Byju Raveendran, founder of India’s once-iconic edtech company Byju’s, opened up about the company’s dramatic fall from a $22 billion valuation. He blames the failure on strategic missteps and predatory hedge funds, particularly American lenders, labeling the ₹100 crore term loan a major mistake. Despite setbacks, Raveendran is determined to rebuild with “Byju 3.0”, aiming to return to the mission of making learning accessible and enjoyable.
Byju Raveendran, the founder of once-iconic edtech startup Byju’s, has finally spoken out about the dramatic rise and fall of his company. Once valued at $22 billion and hailed as India’s edtech crown jewel, Byju’s has since unraveled due to financial mismanagement, aggressive global expansion, and pressure from what Raveendran calls “vulture lenders.”

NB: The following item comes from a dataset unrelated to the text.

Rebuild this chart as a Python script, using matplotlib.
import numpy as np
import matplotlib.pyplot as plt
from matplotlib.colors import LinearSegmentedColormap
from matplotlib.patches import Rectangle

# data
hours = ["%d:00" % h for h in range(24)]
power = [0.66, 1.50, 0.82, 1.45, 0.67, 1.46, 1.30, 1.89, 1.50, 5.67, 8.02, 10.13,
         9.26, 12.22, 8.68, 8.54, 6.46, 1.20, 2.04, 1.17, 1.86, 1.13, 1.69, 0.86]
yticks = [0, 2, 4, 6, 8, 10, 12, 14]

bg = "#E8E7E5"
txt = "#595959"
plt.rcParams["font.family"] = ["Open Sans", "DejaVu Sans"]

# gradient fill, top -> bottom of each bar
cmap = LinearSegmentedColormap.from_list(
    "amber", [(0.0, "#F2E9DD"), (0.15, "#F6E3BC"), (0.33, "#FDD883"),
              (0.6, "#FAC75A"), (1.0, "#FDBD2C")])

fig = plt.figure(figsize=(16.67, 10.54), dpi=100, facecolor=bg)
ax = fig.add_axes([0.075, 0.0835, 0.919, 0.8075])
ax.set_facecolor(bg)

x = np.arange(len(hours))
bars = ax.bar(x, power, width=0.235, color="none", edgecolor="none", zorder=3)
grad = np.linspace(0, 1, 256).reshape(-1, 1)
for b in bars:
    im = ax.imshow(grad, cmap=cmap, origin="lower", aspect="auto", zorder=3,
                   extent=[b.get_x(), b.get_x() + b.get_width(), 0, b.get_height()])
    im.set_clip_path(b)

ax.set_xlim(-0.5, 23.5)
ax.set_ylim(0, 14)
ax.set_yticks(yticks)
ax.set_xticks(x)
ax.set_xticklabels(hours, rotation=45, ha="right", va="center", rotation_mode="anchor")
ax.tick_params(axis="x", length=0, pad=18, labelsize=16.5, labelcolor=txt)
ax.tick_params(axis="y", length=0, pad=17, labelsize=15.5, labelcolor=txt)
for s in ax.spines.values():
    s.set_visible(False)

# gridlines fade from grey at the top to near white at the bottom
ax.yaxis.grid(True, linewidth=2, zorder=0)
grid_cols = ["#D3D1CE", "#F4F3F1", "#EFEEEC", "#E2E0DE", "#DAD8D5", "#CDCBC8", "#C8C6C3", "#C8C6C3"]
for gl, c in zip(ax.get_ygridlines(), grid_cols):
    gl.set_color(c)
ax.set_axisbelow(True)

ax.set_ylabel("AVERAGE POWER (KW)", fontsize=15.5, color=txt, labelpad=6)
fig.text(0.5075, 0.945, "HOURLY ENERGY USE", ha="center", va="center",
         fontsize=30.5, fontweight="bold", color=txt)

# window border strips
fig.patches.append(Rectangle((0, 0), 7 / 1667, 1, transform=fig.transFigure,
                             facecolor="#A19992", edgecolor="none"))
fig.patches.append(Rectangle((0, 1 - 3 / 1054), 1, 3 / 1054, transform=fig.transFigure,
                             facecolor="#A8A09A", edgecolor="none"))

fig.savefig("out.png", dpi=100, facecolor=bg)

In a rare and candid conversation, Raveendran acknowledged that the company, which once sat on “thousands of crores,” has now been reduced to near-zero capital. “Two years ago, we were sitting on thousands of crores of rupees. Today we have nothing,” he said, reflecting on what he described as a “lost opportunity for India.”

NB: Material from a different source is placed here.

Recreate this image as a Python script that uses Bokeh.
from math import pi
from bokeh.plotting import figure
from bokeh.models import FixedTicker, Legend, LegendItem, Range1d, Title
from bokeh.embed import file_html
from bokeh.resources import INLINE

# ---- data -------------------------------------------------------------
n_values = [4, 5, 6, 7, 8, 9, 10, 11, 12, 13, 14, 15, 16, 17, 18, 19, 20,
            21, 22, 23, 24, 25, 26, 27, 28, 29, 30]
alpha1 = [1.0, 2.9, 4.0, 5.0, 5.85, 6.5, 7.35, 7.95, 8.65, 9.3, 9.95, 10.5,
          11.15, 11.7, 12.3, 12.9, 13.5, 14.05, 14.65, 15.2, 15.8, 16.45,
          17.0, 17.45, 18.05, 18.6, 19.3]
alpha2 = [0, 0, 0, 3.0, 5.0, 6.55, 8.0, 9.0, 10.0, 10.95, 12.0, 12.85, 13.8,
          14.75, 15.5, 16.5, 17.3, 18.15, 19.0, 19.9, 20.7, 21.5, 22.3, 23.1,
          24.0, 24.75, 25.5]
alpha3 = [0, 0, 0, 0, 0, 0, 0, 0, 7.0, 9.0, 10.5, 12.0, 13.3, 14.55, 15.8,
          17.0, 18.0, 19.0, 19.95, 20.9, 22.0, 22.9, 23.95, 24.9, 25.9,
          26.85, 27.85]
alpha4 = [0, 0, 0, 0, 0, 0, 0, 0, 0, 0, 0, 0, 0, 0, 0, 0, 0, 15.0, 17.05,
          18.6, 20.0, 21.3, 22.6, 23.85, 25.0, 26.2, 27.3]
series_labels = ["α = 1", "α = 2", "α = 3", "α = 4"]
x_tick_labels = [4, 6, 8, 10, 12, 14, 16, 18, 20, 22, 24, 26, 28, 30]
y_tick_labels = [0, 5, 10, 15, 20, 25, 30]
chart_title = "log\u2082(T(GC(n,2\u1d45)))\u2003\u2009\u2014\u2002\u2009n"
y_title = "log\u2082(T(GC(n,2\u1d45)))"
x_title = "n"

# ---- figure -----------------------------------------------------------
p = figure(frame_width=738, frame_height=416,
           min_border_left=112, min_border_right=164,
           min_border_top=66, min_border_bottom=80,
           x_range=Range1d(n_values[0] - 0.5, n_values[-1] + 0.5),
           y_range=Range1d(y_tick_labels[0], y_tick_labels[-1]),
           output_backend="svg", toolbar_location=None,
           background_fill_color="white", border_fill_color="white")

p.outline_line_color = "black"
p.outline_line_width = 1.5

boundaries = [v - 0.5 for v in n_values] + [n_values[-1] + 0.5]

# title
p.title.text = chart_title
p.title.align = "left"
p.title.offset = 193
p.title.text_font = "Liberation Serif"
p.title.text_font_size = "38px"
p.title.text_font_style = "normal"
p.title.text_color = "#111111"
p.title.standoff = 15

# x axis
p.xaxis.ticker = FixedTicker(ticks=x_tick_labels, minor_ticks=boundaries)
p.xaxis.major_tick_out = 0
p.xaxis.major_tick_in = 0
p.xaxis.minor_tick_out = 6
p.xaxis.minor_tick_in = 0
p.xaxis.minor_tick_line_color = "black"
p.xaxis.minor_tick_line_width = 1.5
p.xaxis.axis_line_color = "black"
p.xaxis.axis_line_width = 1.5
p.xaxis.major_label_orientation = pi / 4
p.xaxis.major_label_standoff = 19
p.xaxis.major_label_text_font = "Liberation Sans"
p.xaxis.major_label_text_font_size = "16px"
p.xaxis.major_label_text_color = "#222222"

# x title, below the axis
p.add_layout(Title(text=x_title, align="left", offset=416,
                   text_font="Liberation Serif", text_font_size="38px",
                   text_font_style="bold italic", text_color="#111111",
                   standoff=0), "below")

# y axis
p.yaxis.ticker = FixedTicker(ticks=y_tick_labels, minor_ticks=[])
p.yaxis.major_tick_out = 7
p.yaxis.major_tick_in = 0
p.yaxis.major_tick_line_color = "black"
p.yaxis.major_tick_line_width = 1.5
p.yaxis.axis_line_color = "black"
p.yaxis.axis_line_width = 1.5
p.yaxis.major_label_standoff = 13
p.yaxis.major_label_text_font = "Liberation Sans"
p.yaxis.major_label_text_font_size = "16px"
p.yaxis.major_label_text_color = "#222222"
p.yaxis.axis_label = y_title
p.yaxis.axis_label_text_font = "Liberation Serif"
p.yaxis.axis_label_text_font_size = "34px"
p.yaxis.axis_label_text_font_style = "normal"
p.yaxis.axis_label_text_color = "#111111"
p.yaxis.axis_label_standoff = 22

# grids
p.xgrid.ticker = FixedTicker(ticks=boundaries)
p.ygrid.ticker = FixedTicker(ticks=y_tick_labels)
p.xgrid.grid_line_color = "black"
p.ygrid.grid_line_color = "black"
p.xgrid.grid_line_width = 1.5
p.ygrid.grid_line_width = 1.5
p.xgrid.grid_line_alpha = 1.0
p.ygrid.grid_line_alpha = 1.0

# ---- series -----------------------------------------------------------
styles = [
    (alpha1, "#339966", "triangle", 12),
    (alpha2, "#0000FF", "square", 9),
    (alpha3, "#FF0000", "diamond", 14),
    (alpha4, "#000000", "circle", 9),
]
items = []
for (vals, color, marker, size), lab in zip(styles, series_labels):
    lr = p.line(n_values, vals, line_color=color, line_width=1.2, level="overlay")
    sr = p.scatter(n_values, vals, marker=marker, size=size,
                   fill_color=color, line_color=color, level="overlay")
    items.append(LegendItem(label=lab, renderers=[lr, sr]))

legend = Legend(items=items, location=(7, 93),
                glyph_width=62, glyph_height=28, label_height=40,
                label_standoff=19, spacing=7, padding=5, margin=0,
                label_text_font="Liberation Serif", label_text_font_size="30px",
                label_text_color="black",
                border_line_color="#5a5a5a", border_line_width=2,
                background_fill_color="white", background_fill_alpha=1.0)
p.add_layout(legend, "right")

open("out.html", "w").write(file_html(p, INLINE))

At the center of the collapse was a strategic blunder—the decision to raise a ₹100 crore term loan instead of relying solely on strong equity funding. “That was a big mistake,” Raveendran admitted, noting how the loan opened the doors to external pressures and aggressive control tactics from some hedge funds, particularly American ones.
Despite the turmoil, Raveendran remains defiant. “I’m not giving up,” he said. “As soon as we come back in control—and the control is 100 percent with me—we will rebuild.” He called this vision “Byju 3.0,” although details remain under wraps. The focus, however, will remain unchanged: instilling a love of learning in students.
Raveendran also hit out at critics and some investors, stating that while most were supportive, “three or four investors and a few lenders tried to take control of the company.” His wife and co-founder, Divya Gokulnath, echoed this sentiment. “We don’t go out. We don’t party. We don’t network. It’s all a lie. We don’t have a luxury car or house,” she said, emphasizing their grounded lifestyle and commitment to the mission.
The couple claims their downfall wasn’t just financial—it was also personal and emotional. “When things got bad, the people who mattered stayed with us. Our circle didn’t change. Even when we reached such heights, it kept us grounded,” Divya added.
Raveendran also conceded that the company’s rapid international expansion—from India to 21 countries—was overly ambitious. “Maybe we could have slowed down. We were growing too quickly, too fast,” he said. He attributed some external shocks, like the Russia-Ukraine war and broken investor promises, as additional setbacks that derailed the company’s long-term plans.
With a renewed focus and a commitment to transparency, Raveendran believes the next chapter—Byju 3.0—can rewrite the company’s story. Whether India’s most dramatic startup saga ends in redemption or final collapse remains to be seen, but one thing is clear: Byju Raveendran is not walking away just yet.